Another way to gird our loins about with truth is to seek
discernment on how to use information technology as a tool rather than allowing
ourselves to become enslaved in a destructive epistemology. One of the best
ways we can do this is through being aware of the deception that knowing lots
of fragmented bits of information equals understanding and knowledge. It does
not. Yet the communication technology of today is built upon information that
is disconnected, fragmented and presented as an image that gives an impression
of knowledge. Because people’s thinking has been short-circuited, they think
they understand only because they feel they do.
Yet our responsibility is not simple to keep protect ourselves
and our children, for we also have a responsibility to wake our fellow citizens
up from the mental stupor into which they have fallen. If we as a culture have
failed to give sufficient consideration to the role typography plays in shaping
our patterns of thinking, how much truer is it that we have not given
sufficient consideration to the role television plays in this process. When we
consider that next to sleeping there is no activity that our culture does more
of than watching the television, we must ask why so few people are considering
the ways in which television is re-orienting our thinking. It would seem that
the question itself contains the clue to its own answer. The way in which
television re-orients our epistemological presuppositions is itself antithetic
to the kinds of questions we need to be asking.
There is only one way to wake a person in a stupor. Whether a
person be asleep physically or asleep intellectually the way to rouse them is
to apply an action that requires, causes or encourages a response. Thus, by
rocking a sleeping person their body is forced to respond to the action and
rotate in the pattern we are rocking. If they do not wake up we apply more
pressure, perhaps through voice which causes a response in their ear drums.
Similarly, the way to wake the sleeping mind, as Jesus and Socrates well knew,
is do an action that calls for a response on the part of the mind. The way to
do that is through the power of the question.
In Socrates’ final speech before his accusers he defended the
mission he believed God had given him. He described himself as a sort of
gadfly.
I am that
gadfly which God has given the state, and all day long and in all places am always
fastening upon you, arousing and persuading and reproaching you… I dare say
that you may feel irritated at being suddenly awakened when you are caught
napping…
Certainly our society is in need of a Socrates just as much,
if not more, than was 5th century B.C. Athens.[6]
Yet we can all play the role of Socrates in our own spheres…and should. Like
Socrates we can expect to encounter opposition, but that should not stop us.

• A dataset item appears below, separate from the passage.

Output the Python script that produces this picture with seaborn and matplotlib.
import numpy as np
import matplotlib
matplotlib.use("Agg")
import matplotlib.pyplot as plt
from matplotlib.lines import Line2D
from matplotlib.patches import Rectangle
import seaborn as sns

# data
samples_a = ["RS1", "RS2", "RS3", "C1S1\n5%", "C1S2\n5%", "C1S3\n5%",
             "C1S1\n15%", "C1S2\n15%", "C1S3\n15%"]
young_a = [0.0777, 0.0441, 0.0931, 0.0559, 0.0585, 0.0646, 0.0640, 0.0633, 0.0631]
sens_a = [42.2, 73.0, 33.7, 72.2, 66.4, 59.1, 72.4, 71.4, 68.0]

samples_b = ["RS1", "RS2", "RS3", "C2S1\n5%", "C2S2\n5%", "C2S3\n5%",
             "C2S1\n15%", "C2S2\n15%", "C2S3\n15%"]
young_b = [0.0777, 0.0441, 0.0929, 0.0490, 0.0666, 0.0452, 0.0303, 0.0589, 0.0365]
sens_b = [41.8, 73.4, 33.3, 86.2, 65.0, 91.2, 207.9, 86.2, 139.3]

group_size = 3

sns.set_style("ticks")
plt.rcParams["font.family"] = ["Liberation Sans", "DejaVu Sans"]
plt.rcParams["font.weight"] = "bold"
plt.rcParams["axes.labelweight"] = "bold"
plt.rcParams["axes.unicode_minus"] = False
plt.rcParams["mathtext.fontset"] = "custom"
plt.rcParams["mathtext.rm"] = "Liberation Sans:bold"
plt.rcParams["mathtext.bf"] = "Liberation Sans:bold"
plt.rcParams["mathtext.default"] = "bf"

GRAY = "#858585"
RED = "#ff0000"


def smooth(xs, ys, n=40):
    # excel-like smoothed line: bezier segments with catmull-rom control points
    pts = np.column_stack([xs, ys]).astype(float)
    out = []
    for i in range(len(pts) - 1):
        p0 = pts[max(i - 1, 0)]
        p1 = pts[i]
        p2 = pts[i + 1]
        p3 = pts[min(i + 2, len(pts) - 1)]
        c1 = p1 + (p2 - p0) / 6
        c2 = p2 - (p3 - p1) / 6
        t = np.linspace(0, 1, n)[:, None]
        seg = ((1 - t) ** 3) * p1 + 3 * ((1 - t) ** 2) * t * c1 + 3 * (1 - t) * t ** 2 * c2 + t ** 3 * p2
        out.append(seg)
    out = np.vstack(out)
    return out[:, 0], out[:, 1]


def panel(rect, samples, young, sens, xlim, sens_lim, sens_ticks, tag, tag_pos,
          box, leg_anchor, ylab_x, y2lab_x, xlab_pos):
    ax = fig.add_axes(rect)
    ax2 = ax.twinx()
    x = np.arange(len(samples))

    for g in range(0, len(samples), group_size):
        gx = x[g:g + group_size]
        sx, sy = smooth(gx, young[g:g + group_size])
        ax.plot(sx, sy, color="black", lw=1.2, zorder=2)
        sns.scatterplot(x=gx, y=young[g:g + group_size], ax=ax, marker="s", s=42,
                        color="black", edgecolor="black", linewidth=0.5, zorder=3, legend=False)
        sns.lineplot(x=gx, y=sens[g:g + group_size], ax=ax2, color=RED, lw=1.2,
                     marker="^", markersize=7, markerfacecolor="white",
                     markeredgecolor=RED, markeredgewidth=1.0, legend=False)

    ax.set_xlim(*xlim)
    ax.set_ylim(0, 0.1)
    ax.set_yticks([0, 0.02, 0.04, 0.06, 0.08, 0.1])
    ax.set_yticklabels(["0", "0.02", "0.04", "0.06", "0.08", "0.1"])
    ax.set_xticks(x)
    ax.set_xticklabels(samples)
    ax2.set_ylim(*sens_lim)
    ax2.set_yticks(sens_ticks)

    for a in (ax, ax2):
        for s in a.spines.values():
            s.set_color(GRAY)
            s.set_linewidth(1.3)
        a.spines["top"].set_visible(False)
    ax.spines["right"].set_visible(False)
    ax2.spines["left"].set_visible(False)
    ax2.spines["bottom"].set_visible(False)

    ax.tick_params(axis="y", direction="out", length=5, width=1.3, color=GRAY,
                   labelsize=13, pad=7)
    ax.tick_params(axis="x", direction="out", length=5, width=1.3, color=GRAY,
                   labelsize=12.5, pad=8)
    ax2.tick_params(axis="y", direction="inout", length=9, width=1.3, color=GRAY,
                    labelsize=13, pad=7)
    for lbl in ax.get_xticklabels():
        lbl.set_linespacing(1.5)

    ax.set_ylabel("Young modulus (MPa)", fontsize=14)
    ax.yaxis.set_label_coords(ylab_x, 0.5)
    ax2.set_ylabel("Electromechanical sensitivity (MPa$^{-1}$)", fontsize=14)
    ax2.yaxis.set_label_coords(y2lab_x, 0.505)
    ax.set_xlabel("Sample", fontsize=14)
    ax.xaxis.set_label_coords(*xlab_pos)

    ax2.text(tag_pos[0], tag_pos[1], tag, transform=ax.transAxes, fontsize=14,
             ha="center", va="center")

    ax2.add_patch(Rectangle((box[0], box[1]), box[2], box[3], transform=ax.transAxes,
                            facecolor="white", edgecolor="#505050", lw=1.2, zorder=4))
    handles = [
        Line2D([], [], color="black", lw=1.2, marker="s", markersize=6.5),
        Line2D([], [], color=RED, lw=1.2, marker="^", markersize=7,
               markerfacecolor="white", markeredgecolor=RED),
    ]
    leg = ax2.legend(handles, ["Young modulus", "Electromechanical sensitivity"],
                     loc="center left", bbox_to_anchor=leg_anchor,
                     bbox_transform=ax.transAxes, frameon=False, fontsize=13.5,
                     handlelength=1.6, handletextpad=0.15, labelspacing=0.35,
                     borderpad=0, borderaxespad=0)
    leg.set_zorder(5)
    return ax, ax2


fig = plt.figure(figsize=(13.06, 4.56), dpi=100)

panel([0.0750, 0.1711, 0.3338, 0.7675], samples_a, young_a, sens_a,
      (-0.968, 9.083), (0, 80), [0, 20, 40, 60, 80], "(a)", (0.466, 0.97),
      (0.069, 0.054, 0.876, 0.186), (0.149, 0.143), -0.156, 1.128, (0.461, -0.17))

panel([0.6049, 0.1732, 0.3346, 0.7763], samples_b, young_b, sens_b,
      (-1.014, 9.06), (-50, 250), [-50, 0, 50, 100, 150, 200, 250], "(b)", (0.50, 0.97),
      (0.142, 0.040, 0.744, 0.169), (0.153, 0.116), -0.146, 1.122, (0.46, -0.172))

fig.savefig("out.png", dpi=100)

Out of love for our fellow man, we must question, we must challenging, we must
provoke, persuade and arouse.
[1] See my essay, “Rediscovering the Servitude of Art.”
[2] Neil Postman, Amusing Ourselves To Death: Public Discourse in the Age of Show Business (Methuen, 1985), p. 66.

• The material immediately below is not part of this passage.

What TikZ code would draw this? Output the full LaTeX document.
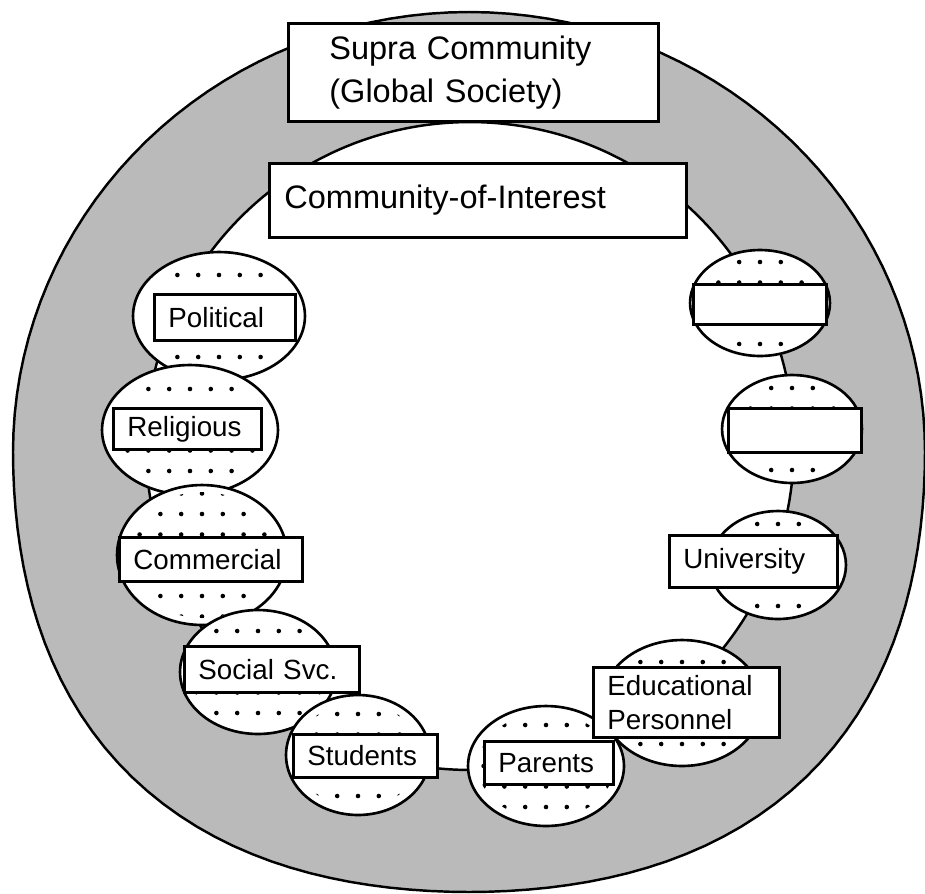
\documentclass[tikz,border=0pt]{standalone}
\usepackage{fontspec}
\setmainfont{Liberation Sans}
\usetikzlibrary{shapes.geometric}

\begin{document}
\begin{tikzpicture}[
        x=0.02cm, y=-0.02cm,
        ring_line/.style={line width=1.4pt},
        blob/.style={draw, fill=white, ellipse, inner sep=0pt, line width=1.5pt},
        ring_lbl/.style={draw, fill=white, rectangle, anchor=north west, align=left, line width=1.6pt,
            inner xsep=0.28cm, inner ysep=0pt, font=\fontsize{15.8}{19.3}\selectfont},
        top_lbl/.style={ring_lbl, font=\fontsize{18.5}{24.4}\selectfont}
    ]
    \useasboundingbox (0,0) rectangle (925,893);

    % supra community ring (a little fuller at the bottom)
    \filldraw[fill=black!27, ring_line] plot[domain=0:360, samples=145, variable=\t]
        ({469+456*cos(\t)*(1+0.045*(sin(2*\t))^2*(sin(\t)>0))},
         {452+440*sin(\t)*(1+0.045*(sin(2*\t))^2*(sin(\t)>0))}) -- cycle;
    % community-of-interest ring
    \filldraw[fill=white, ring_line] (470,446) circle [radius=6.48cm];

    % member groups
    \foreach \n/\x/\y/\rx/\ry in {pol/219/316/86/64, rel/190/430/88/65, com/202/555/85/70,
            soc/258/672/78/62, stu/358/755/72/60, bl1/760/303/70/53, bl2/792/429/70/54,
            uni/778/565/68/54, edu/682/703/80/63, par/546/766/78/60} {
        \node[blob, minimum width={\rx*0.04cm}, minimum height={\ry*0.04cm}] (\n) at (\x,\y) {};
        \begin{scope}
            \clip (\x,\y) ellipse [x radius={(\rx-10)*0.02cm}, y radius={(\ry-7)*0.02cm}];
            \foreach \i in {-4,...,4}
                \foreach \j in {-3,...,3}
                    \fill ({\x+\i*20.8}, {\y+\j*20.5}) circle [radius=1.3pt];
        \end{scope}
    }

    \node[top_lbl, text width=5.76cm, minimum height=1.96cm, inner xsep=0.82cm] (supra) at (287,22)
        {Supra Community\\(Global Society)};
    \node[top_lbl, text width=7.74cm, minimum height=1.48cm, inner xsep=0.30cm] (coi) at (268,162)
        {Community-of-Interest};

    \node[ring_lbl, text width=2.26cm, minimum height=0.92cm] (pol_lbl) at (153,293) {Political};
    \node[ring_lbl, text width=2.40cm, minimum height=0.82cm] (rel_lbl) at (112,407) {Religious};
    \node[ring_lbl, text width=3.10cm, minimum height=0.88cm] (com_lbl) at (118,536) {Commercial};
    \node[ring_lbl, text width=2.94cm, minimum height=0.92cm] (soc_lbl) at (183,645) {Social Svc.};
    \node[ring_lbl, text width=2.32cm, minimum height=0.86cm] (stu_lbl) at (292,733) {Students};
    \node[ring_lbl, text width=2.02cm, minimum height=0.86cm] (par_lbl) at (483,740) {Parents};
    \node[ring_lbl, text width=3.16cm, minimum height=1.40cm] (edu_lbl) at (592,666) {Educational\\Personnel};
    \node[ring_lbl, text width=2.80cm, minimum height=1.04cm] (uni_lbl) at (668,534) {University};
    \node[ring_lbl, text width=2.10cm, minimum height=0.88cm] (bl2_lbl) at (727,407) {};
    \node[ring_lbl, text width=2.10cm, minimum height=0.80cm] (bl1_lbl) at (692,283) {};
\end{tikzpicture}
\end{document}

[3] Postman, ibid, p. 105.
[4] Here it is necessary to make a distinction between two different kinds of associations: accidental associations and intrinsic associations. An accidental association is one in which two things are not necessarily related but related by way of extrinsic conditions. For example, I may always associate storm clouds with honey because of a certain story I like in which a bear dresses up as a cloud to spy on some bees. That association is accidental because it exists merely in my mind. On the other hand, the association between storm clouds and rain is more than merely accidental because it follows from the nature of the things themselves: storm clouds produce rain. In the following discussion all references to associations will be referring to those of the accidental variety.
[5] I have explored this idea further in my other essay, ‘On Films Containing Sex & Violence.’
[6] See my essay ‘Socrates and the Politics of Association.’